Apple and Google announced on January 12th, 2026, that the next generation of Apple's foundation models will be built on Google's Gemini technology. Translation: Apple tried to build competitive AI for years, failed, and is now paying Google roughly $1 billion annually to fix the problem.
The timing here is brutal.
The press release version
The joint statement reads like corporate therapy: "After careful evaluation, Apple determined that Google's AI technology provides the most capable foundation for Apple Foundation Models." That's a lot of words to say "ours didn't work."
Apple insists everything will still run on its devices and Private Cloud Compute servers. Privacy intact, they promise. The models are just... Google's now. According to Bloomberg's reporting from last fall, Google is building a custom 1.2 trillion parameter model for Apple. For reference, Apple's own cloud models reportedly top out around 150 billion parameters.
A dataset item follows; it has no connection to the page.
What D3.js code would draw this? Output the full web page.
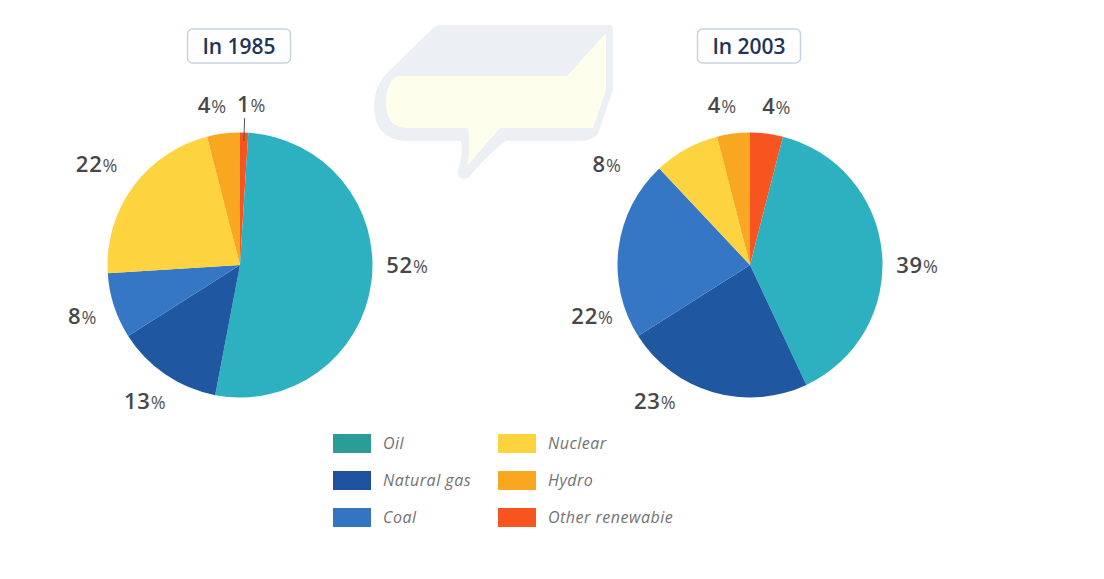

That's not a gap. That's a canyon.
What actually happened
Let me back up. At WWDC 2024, Apple showed off this magical new Siri that could understand context, dig through your email, figure out when your mom's flight was landing. Real "finally, Siri doesn't suck" stuff. The crowd loved it.
Then nothing shipped.
By March 2025, Apple quietly admitted the whole thing was delayed indefinitely. Craig Federighi, Apple's software chief, later explained they'd been working on two architectures simultaneously. The one they demoed? Couldn't actually deliver the quality they needed. "We realized that V1 architecture, you know, we could push and push and push and put in more time, but if we tried to push that out in the state it was going to be in, it would not meet our customer expectations."
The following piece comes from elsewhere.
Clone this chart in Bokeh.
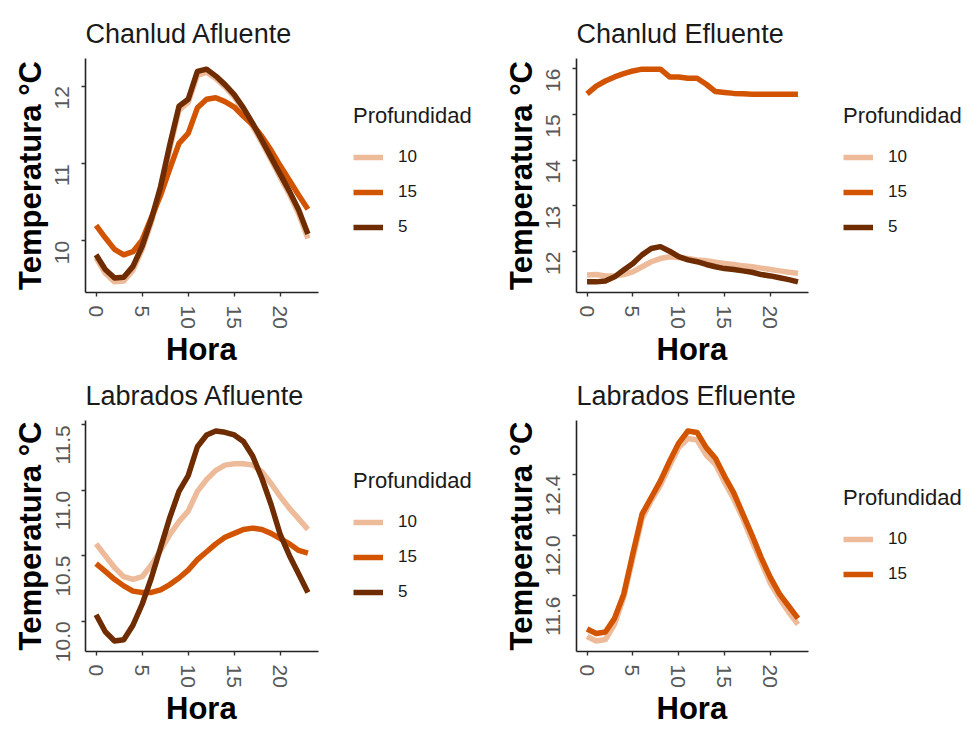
from bokeh.plotting import figure
from bokeh.layouts import row, column
from bokeh.models import Range1d, FixedTicker, Legend, LegendItem, Title
from bokeh.embed import file_html
from bokeh.resources import INLINE

# ---------------- data ----------------
HOURS = list(range(24))
X_TICKS = [0, 5, 10, 15, 20]
DEPTH_LABELS = ["10", "15", "5"]
DEPTH_COLORS = ["#EDBB99", "#D35400", "#6E2C00"]

TITLES = ["Chanlud Afluente", "Chanlud Efluente", "Labrados Afluente", "Labrados Efluente"]

chanlud_afluente_10 = [9.78, 9.58, 9.47, 9.48, 9.62, 9.89, 10.24, 10.66, 11.19, 11.69, 11.79, 12.14,
                       12.18, 12.10, 11.99, 11.86, 11.69, 11.48, 11.27, 11.05, 10.82, 10.60, 10.35, 10.03]
chanlud_afluente_15 = [10.20, 10.04, 9.89, 9.82, 9.86, 10.01, 10.30, 10.59, 10.93, 11.26, 11.39, 11.72,
                       11.83, 11.85, 11.80, 11.73, 11.61, 11.50, 11.35, 11.17, 10.97, 10.78, 10.59, 10.41]
chanlud_afluente_5 = [9.82, 9.63, 9.52, 9.53, 9.67, 9.93, 10.28, 10.70, 11.24, 11.74, 11.83, 12.19,
                      12.22, 12.13, 12.02, 11.89, 11.72, 11.52, 11.30, 11.08, 10.86, 10.64, 10.40, 10.09]

chanlud_efluente_10 = [11.49, 11.50, 11.47, 11.47, 11.50, 11.56, 11.67, 11.78, 11.85, 11.89, 11.87, 11.85,
                       11.82, 11.80, 11.77, 11.74, 11.72, 11.69, 11.67, 11.64, 11.61, 11.58, 11.55, 11.53]
chanlud_efluente_15 = [15.45, 15.62, 15.73, 15.82, 15.89, 15.95, 15.99, 15.99, 15.99, 15.82, 15.82, 15.79,
                       15.79, 15.66, 15.50, 15.48, 15.46, 15.45, 15.44, 15.44, 15.44, 15.44, 15.44, 15.44]
chanlud_efluente_5 = [11.34, 11.34, 11.36, 11.45, 11.60, 11.74, 11.93, 12.07, 12.11, 12.01, 11.89, 11.82,
                      11.78, 11.72, 11.67, 11.63, 11.61, 11.58, 11.55, 11.50, 11.47, 11.43, 11.39, 11.34]

labrados_afluente_10 = [10.59, 10.50, 10.41, 10.34, 10.32, 10.34, 10.43, 10.54, 10.66, 10.76, 10.84, 10.99,
                        11.08, 11.15, 11.19, 11.20, 11.20, 11.19, 11.14, 11.05, 10.95, 10.86, 10.78, 10.70]
labrados_afluente_15 = [10.44, 10.38, 10.32, 10.27, 10.23, 10.22, 10.22, 10.24, 10.28, 10.33, 10.39, 10.47,
                        10.53, 10.59, 10.64, 10.67, 10.70, 10.71, 10.70, 10.67, 10.63, 10.59, 10.54, 10.52]
labrados_afluente_5 = [10.05, 9.92, 9.85, 9.86, 9.97, 10.13, 10.33, 10.56, 10.79, 10.99, 11.11, 11.33,
                       11.42, 11.45, 11.44, 11.42, 11.37, 11.26, 11.09, 10.89, 10.66, 10.50, 10.36, 10.22]

labrados_efluente_10 = [11.33, 11.30, 11.31, 11.41, 11.59, 11.85, 12.11, 12.23, 12.33, 12.46, 12.58, 12.64,
                        12.63, 12.53, 12.47, 12.35, 12.24, 12.11, 11.96, 11.82, 11.68, 11.58, 11.49, 11.41]
labrados_efluente_15 = [11.38, 11.35, 11.36, 11.45, 11.61, 11.88, 12.14, 12.25, 12.36, 12.49, 12.61, 12.69,
                        12.68, 12.58, 12.51, 12.39, 12.28, 12.14, 12.00, 11.85, 11.72, 11.61, 11.53, 11.45]

Y_TICKS_CA = [10, 11, 12]
Y_TICKS_CE = [12, 13, 14, 15, 16]
Y_TICKS_LA = [10.0, 10.5, 11.0, 11.5]
Y_TICKS_LE = [11.6, 12.0, 12.4]

# ---------------- style ----------------
FONT = "Liberation Sans"
FIG_SP = "\u2007"    # figure space (digit width)
PUNCT_SP = "\u2008"  # punctuation space (width of '.')


def end_aligned(text):
    """Pad a label so that, once rotated, its text ends at the tick (like ggplot's hjust = 1)."""
    return text + "".join(PUNCT_SP if ch == "." else FIG_SP for ch in text)


def centred_x(text):
    """Pad single-digit labels so they centre with the two-digit ones."""
    return text + PUNCT_SP * (2 - len(text)) if len(text) < 2 else text


def make_panel(title, series, yticks, yfmt, data_w, full_w, frame_h, b_left, b_top, b_right, b_bottom,
               legend_vy):
    allv = [v for s in series for v in s]
    lo, hi = min(allv), max(allv)
    pad = 0.05 * (hi - lo)
    x0 = HOURS[0] - 0.05 * (HOURS[-1] - HOURS[0])
    x1 = HOURS[-1] + 0.05 * (HOURS[-1] - HOURS[0])
    # the frame is wider than the data panel so that the legend can sit to its right
    x_end = x0 + (x1 - x0) * full_w / data_w
    p = figure(frame_width=full_w, frame_height=frame_h, output_backend="svg", toolbar_location=None,
               x_range=Range1d(x0, x_end), y_range=Range1d(lo - pad, hi + pad),
               min_border_left=b_left, min_border_top=b_top, min_border_right=b_right,
               min_border_bottom=b_bottom, background_fill_color="white",
               border_fill_color="white", outline_line_color=None)
    p.grid.visible = False
    p.title.text = title
    p.title.text_font = FONT
    p.title.text_font_size = "27px"
    p.title.text_font_style = "normal"
    p.title.text_color = "#1a1a1a"
    p.title.align = "left"
    p.title.standoff = 20

    items = []
    for lab, col, vals in zip(DEPTH_LABELS, DEPTH_COLORS, series):
        r = p.line(HOURS, vals, line_color=col, line_width=5.5, line_join="round")
        items.append(LegendItem(label=lab, renderers=[r]))

    for ax in (p.xaxis[0], p.yaxis[0]):
        ax.axis_line_color = "#222222"
        ax.axis_line_width = 1.6
        ax.major_tick_line_color = "#333333"
        ax.major_tick_line_width = 1.4
        ax.major_tick_out = 4
        ax.major_tick_in = 0
        ax.minor_tick_line_color = None
        ax.major_label_text_font = FONT
        ax.major_label_text_font_size = "21px"
        ax.major_label_text_color = "#595959"
        ax.major_label_orientation = "vertical"
        ax.axis_label_text_font = FONT
        ax.axis_label_text_font_size = "31px"
        ax.axis_label_text_font_style = "bold"
        ax.axis_label_text_color = "#000000"
    p.xaxis.bounds = (x0, x1)
    p.xaxis.major_label_standoff = 9
    p.yaxis.major_label_standoff = 8
    p.yaxis.axis_label_standoff = 0
    p.xaxis.ticker = FixedTicker(ticks=X_TICKS)
    p.yaxis.ticker = FixedTicker(ticks=yticks)
    p.xaxis.major_label_overrides = {t: centred_x(str(t)) for t in X_TICKS}
    p.yaxis.major_label_overrides = {t: end_aligned(yfmt % t) for t in yticks}
    p.yaxis.axis_label = "Temperatura °C"

    xlabel = Title(text="Hora", align="left", offset=data_w / 2 - 36, standoff=-4,
                   text_font=FONT, text_font_size="31px", text_font_style="bold", text_color="#000000")
    p.add_layout(xlabel, "below")

    legend = Legend(items=items, location=(data_w + 35, legend_vy), title="Profundidad",
                    title_text_font=FONT, title_text_font_size="22px", title_text_font_style="normal",
                    title_text_color="#1a1a1a", title_standoff=18,
                    label_text_font=FONT, label_text_font_size="17px", label_text_color="#1a1a1a",
                    glyph_width=30, glyph_height=20, label_height=20, label_standoff=15,
                    spacing=15, padding=10, margin=0, border_line_color=None,
                    background_fill_alpha=0)
    p.add_layout(legend)
    return p


p1 = make_panel(TITLES[0], [chanlud_afluente_10, chanlud_afluente_15, chanlud_afluente_5],
                Y_TICKS_CA, "%d", 233, 400, 234, 85, 58, 14, 76, 55)
p2 = make_panel(TITLES[1], [chanlud_efluente_10, chanlud_efluente_15, chanlud_efluente_5],
                Y_TICKS_CE, "%d", 232, 390, 234, 77, 58, 0, 76, 55)
p3 = make_panel(TITLES[2], [labrados_afluente_10, labrados_afluente_15, labrados_afluente_5],
                Y_TICKS_LA, "%.1f", 233, 400, 231, 85, 47, 14, 76, 49)
p4 = make_panel(TITLES[3], [labrados_efluente_10, labrados_efluente_15],
                Y_TICKS_LE, "%.1f", 232, 390, 231, 77, 47, 0, 76, 67)

layout = column(row(p1, p2), row(p3, p4))
open("out.html", "w").write(file_html(layout, INLINE))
One Apple AI team member told Bloomberg in May: "This is a crisis."
The shopping spree
So Apple went looking. They talked to OpenAI about powering Siri. They talked to Anthropic. According to Bloomberg's reporting, Apple's evaluation team actually preferred Anthropic's Claude. But Anthropic wanted multi-billion dollar annual fees that increased sharply each year.
Apple balked.
That left Google, which comes with its own complications. The two companies already have a fraught relationship, with Google paying Apple north of $20 billion yearly to be the default search engine on Safari. A relationship so cozy that a federal judge ruled it violated antitrust law last August.
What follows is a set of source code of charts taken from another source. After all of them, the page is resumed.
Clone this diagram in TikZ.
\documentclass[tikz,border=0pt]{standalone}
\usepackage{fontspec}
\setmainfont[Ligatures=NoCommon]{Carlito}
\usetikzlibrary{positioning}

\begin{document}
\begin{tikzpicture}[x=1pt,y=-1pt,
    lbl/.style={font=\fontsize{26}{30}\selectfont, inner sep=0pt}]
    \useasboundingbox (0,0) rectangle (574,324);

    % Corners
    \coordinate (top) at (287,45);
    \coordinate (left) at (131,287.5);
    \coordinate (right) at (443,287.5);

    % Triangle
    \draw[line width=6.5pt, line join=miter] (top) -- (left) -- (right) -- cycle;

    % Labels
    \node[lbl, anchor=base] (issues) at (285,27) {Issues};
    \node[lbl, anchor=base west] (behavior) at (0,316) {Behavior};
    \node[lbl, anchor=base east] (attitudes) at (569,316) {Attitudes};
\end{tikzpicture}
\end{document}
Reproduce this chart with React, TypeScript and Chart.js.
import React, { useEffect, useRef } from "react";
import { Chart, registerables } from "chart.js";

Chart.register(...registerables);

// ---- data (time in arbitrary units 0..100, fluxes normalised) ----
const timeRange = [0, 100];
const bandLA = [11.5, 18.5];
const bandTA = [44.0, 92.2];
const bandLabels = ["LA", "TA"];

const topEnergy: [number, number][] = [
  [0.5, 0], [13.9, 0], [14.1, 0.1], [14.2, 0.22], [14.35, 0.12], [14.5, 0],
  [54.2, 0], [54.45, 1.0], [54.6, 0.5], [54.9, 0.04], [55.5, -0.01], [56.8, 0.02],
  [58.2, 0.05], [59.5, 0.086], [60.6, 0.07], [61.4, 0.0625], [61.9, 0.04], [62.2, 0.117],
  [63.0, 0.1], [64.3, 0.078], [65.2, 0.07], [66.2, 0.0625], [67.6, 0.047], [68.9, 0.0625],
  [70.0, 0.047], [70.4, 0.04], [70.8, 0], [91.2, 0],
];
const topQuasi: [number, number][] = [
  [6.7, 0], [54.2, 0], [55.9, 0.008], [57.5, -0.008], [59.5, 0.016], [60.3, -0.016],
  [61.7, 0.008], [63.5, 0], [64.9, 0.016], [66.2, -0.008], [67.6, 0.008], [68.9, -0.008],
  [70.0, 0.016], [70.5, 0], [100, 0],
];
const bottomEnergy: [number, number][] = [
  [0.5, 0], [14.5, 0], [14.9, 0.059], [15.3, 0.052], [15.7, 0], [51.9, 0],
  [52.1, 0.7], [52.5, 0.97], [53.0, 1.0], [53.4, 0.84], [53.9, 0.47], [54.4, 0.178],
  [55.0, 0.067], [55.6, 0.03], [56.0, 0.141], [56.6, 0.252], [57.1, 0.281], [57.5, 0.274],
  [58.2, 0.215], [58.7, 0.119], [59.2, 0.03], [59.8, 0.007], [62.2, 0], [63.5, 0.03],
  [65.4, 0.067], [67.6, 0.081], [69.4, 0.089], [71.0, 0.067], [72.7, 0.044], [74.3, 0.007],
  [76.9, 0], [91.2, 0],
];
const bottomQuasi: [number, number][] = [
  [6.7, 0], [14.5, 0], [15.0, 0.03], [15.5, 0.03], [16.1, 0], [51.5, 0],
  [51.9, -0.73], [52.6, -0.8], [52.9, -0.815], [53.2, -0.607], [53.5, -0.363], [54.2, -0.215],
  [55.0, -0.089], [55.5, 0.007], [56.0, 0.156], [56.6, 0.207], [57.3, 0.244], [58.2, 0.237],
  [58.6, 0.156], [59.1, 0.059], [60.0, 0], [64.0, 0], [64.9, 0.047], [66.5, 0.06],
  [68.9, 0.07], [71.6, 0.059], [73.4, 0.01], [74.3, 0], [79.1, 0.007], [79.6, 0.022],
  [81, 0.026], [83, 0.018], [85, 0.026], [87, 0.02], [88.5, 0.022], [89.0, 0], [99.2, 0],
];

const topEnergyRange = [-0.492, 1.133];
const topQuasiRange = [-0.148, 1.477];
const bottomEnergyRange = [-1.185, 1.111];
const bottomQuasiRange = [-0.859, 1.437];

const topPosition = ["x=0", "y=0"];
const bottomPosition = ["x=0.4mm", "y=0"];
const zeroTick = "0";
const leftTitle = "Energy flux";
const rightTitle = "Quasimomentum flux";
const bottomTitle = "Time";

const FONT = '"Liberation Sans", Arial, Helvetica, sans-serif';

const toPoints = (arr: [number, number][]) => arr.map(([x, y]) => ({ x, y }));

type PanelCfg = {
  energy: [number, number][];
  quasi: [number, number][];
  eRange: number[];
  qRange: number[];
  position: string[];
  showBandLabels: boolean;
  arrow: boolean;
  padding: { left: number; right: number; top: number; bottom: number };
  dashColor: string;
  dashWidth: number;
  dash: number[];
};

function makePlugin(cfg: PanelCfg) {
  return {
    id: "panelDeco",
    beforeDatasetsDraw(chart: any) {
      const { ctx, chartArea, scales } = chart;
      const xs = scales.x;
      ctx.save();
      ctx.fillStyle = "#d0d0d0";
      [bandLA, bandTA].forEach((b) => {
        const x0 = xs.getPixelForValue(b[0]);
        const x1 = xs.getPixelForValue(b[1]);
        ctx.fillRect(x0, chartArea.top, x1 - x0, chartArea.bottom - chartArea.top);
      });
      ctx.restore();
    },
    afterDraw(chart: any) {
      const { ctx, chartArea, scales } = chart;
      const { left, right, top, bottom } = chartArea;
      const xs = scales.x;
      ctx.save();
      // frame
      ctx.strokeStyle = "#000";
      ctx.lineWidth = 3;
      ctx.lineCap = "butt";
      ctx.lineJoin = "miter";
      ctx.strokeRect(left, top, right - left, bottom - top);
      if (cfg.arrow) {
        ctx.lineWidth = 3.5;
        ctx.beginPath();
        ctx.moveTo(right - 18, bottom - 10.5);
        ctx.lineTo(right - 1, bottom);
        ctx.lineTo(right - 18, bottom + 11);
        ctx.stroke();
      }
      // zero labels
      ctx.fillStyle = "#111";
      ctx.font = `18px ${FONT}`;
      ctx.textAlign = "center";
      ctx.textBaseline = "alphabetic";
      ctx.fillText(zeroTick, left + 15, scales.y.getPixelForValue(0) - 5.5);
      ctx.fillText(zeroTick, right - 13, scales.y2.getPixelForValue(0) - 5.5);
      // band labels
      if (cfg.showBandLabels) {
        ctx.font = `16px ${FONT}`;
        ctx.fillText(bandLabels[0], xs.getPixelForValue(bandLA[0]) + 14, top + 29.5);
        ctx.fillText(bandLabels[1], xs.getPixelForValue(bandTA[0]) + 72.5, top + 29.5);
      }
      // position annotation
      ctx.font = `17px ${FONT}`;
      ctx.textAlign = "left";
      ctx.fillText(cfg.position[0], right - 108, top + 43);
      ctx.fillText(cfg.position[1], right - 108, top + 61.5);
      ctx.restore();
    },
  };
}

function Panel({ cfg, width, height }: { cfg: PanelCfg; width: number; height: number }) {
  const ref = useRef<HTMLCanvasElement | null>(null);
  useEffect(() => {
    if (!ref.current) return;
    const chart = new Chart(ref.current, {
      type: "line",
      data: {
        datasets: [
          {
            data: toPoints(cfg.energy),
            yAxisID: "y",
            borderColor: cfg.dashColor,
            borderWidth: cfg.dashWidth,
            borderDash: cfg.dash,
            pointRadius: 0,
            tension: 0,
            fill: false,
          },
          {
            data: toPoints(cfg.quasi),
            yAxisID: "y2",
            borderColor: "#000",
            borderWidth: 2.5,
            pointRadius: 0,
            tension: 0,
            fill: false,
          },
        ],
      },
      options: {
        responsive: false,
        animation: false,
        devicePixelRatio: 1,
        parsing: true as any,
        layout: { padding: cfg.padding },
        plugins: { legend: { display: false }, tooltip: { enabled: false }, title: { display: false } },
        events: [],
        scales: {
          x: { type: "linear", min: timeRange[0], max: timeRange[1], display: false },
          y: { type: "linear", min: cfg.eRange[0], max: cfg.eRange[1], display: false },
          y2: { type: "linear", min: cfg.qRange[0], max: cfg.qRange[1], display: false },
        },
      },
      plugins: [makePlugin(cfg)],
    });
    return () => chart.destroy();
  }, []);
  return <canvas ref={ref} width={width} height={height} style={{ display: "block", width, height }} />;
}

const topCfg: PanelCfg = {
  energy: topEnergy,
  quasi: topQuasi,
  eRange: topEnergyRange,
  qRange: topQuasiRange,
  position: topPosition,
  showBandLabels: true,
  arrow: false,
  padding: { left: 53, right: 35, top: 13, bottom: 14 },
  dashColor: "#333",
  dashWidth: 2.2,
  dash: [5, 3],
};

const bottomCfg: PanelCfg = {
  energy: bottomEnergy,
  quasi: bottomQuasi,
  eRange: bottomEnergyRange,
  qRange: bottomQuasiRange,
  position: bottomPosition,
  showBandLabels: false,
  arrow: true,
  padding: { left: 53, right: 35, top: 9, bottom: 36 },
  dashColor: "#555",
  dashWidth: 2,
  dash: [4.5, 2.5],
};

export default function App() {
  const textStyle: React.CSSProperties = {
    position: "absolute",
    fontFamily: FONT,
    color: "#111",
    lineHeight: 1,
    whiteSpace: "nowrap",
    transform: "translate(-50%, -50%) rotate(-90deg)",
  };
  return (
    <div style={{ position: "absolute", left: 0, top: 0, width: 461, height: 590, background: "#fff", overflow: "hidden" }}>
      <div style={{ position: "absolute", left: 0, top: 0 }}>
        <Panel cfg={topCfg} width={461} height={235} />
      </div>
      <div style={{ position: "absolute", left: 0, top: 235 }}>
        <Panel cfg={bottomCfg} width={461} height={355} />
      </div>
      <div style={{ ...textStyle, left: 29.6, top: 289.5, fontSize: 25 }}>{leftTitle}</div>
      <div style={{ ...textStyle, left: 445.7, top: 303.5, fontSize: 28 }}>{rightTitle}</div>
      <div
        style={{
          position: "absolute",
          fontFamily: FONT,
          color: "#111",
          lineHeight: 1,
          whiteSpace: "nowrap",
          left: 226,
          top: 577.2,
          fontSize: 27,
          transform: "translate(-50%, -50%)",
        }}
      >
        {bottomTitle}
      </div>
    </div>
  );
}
But Judge Mehta's remedies in September were gentler than expected. Google can still pay Apple, just not for exclusive arrangements. And any new deal has to be renegotiated annually. Convenient timing for a new multi-year AI partnership to get announced, I guess.
The symbolism is loud
Five days before this announcement, Alphabet's market cap passed Apple's for the first time since 2019. Google closed at $3.88 trillion. Apple at $3.84 trillion. The gap has only widened since, with Alphabet hitting $4 trillion on the news of this very deal.
Alphabet's stock rose 66% in 2025. Apple's rose 9%.
I'll spare you the market analysis, but: investors clearly think one of these companies knows what it's doing with AI and the other is playing catch-up.
What this means for your iPhone
The revamped Siri is expected to arrive with iOS 26.4, probably in March or April. Features include "on-screen awareness" (Siri understanding what you're looking at), "personal context" (Siri knowing your habits and data), and deeper app integrations. The stuff Apple promised in 2024.
According to TechCrunch, the deal isn't exclusive. Apple can still use its own models for some features while leaning on Gemini for the heavy lifting. The summarizer and planner functions will reportedly run on Google's tech. The simpler stuff might stay in-house.
Your queries won't go to Google's servers directly. Apple's Privacy Cloud Compute handles that. But the brain underneath? That's Gemini now.
The bigger picture
Apple has been the absent player in the AI race since ChatGPT launched in late 2022. The company's capital expenditure on AI infrastructure has been laughably small compared to its peers. Google, Microsoft, Meta, and Amazon collectively spent $380 billion on capex in 2025, mostly on Nvidia-powered data centers. Apple spent $12.7 billion total, less than it spent in 2018.
Vertical integration was supposed to be Apple's advantage. Build the silicon, build the software, control the whole stack. That worked for processors. It's not working for AI.
The internal turmoil has been significant. Apple shuffled its AI leadership last year, with John Giannandrea effectively sidelined after Tim Cook reportedly lost confidence in his ability to execute. Mike Rockwell, who ran the Vision Pro team, now oversees Siri. Craig Federighi is more directly involved. Some engineers from Apple's foundation models team have left for Meta, which has been offering packages up to $44 million annually for top AI talent.
One more thing
The antitrust implications are weird and nobody's really talking about them. Apple and Google just announced a massive new AI partnership while the ink is still drying on Judge Mehta's ruling about their search deal. The ruling specifically covers generative AI products, requiring annual contract renegotiations and prohibiting exclusive arrangements.
This Gemini deal? Multi-year. For Apple's foundation models.
Maybe the lawyers have it figured out. Maybe they'll face questions. For now, both companies' stocks are up and the deal is moving forward.
The new Siri should arrive by spring. After two years of waiting, Apple users will finally get the assistant they were promised. It'll just be Google under the hood.